A. K. — Vous avez dit qu’à travers vos films vous écriviez des choses que vous n’arriviez pas à vivre. Est-ce un prix à payer ?

T. A. — Bien-sûr ! Croyez-vous que les mots qu’on écrit dans une scène d’amour, dans un film, on puisse les dire de la même façon accomplie quand on les adresse à une femme ? Il y a toujours un côté maladroit dans la vie, une petite maladresse qui rend humain, quelque chose qui n’arrive pas à être accompli du point de vue esthétique, dramaturgique. Je ne sais pas comment l’expliquer, mais c’est sans doute pour ça qu’on a besoin de l’art pour nous donner quelque chose en plus de notre vie : pas une idéalisation de façon banale, mais un accomplissement, une profondeur donnée. C’est ça le dialogue avec l’art, découvrir, sentir, aller au-delà de quelque chose qu’on ne peut pas vivre.
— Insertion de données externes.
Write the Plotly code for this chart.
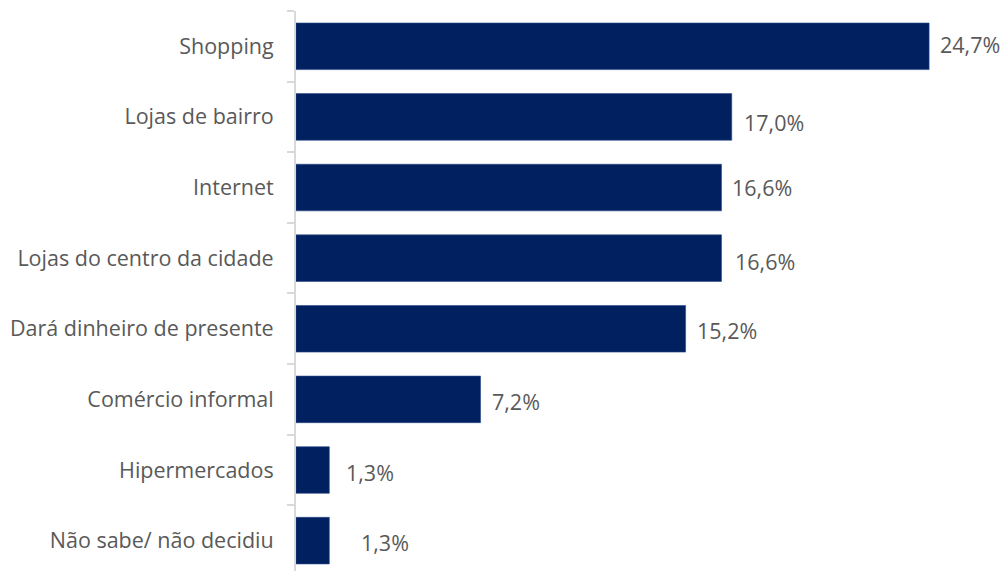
import plotly.graph_objects as go

# Onde pretende comprar os presentes (%)
categories = [
    "Shopping",
    "Lojas de bairro",
    "Internet",
    "Lojas do centro da cidade",
    "Dará dinheiro de presente",
    "Comércio informal",
    "Hipermercados",
    "Não sabe/ não decidiu",
]
values = [24.7, 17.0, 16.6, 16.6, 15.2, 7.2, 1.3, 1.3]
value_labels = ["24,7%", "17,0%", "16,6%", "16,6%", "15,2%", "7,2%", "1,3%", "1,3%"]

# label placement relative to each bar end (px): horizontal gap, vertical shift
label_gaps = [9, 10, 9, 12, 9, 9, 15, 30]
label_yshift = [2, -6, 0, -3, -2, -2, -2, -2]

BAR = "#002060"
BAR_EDGE = "#2a4a8a"
TEXT = "#595959"
AXIS = "#d9d9d9"
FONT = "Open Sans"
FONT_SIZE = 21.5

fig = go.Figure(
    go.Bar(
        x=values,
        y=categories,
        orientation="h",
        marker=dict(color=BAR, line=dict(width=0.6, color=BAR_EDGE)),
        width=0.66,
        hoverinfo="skip",
    )
)

for cat, v, lab, gap, dy in zip(categories, values, value_labels, label_gaps, label_yshift):
    fig.add_annotation(
        x=v, y=cat, text=lab, showarrow=False,
        xanchor="left", yanchor="middle", xshift=gap, yshift=dy,
        font=dict(family=FONT, size=FONT_SIZE, color=TEXT),
    )

fig.update_layout(
    width=1006, height=571,
    margin=dict(l=296, r=0, t=11, b=0),
    paper_bgcolor="white", plot_bgcolor="white",
    showlegend=False,
    xaxis=dict(range=[0, 27.7], visible=False, fixedrange=True),
    yaxis=dict(
        type="category",
        categoryorder="array", categoryarray=categories,
        range=[7.43, -0.5],
        showline=True, linecolor=AXIS, linewidth=2,
        ticks="outside", tickson="boundaries", ticklen=7, tickwidth=2, tickcolor=AXIS,
        ticklabelstandoff=16,
        tickfont=dict(family=FONT, size=FONT_SIZE, color=TEXT),
        showgrid=False, zeroline=False,
    ),
)

fig.write_html("out.html")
A. K. — Pour terminer, pourriez-vous évoquer votre dernier film sur lequel vous travaillez actuellement ?

T. A. — La Poussière du temps se termine le premier jour du XXIe siècle, ou plutôt le dernier soir du XXe siècle, au petit matin. La dernière scène se passe à Berlin, quand la ville n’est pas encore réveillée, et la neige tombe sur cette ville qui dort encore. C’est le nouveau siècle qui commence, et la neige tombe sur le passé, le présent, sur les morts et les vivants, sur l’univers. C’est une ouverture indéfinie, inconnue, c’est un futur, mais un futur qui n’a pas encore d’image.

À la fin, Theo Angelopoulos termine notre conversation par un clin d’œil à Federico Fellini :
« Je ne suis pas sûr que tout ce que je vous ai raconté a réellement existé, ou si je l’ai inventé ».